Regarding NVIDIA’s access to the host memory and cache that should change in 2023 with Grace for supercomputers and perhaps CXL in data center, although it’s unclear to me whether the 2.0 or 3.0 specification will be when it is introduced in the data center.
Although the Mi250X uses 2 dies, they are quite small in comparison to an A100 and only use 7% more transistors overall. The fact that AMD have been able to out perform the a100, to a great extent in certain tasks over 2x, with only 7% more transistors is nothing short of a marvel, they’ve literally came from pretty much no ground in the data centre, to after just 2 generations of CDNA, they’re competing with their competitors top products.
Arcturus (CDNA-1) has 25.6B transistors in 750 square mm on TSMC 7 while GA100 has 54.2B transistors in 826 square mm on TSMC 7. So NVIDIA has a much higher areal density of transistors than both CDNA-1 or CDNA-2. I won’t venture to guess why that is, but it is die area that’s the important scaling factor to look at, not the number of transistors.

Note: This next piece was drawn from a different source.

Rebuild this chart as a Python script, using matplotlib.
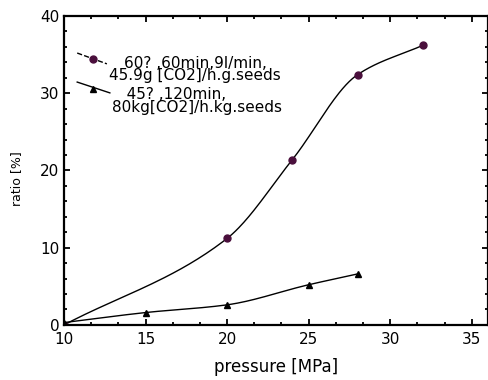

As far as AMD’s ability to outperform the A100, it must be said that Aldebaran is a next generation part when compared to the A100 and those performance data are from supercomputing applications. Aldebaran is a part that caters to the supercomputer market while the A100 is not. It would be interesting to see Aldebaran’s performance in the areas where NVIDIA is commercially targeting their processors these days.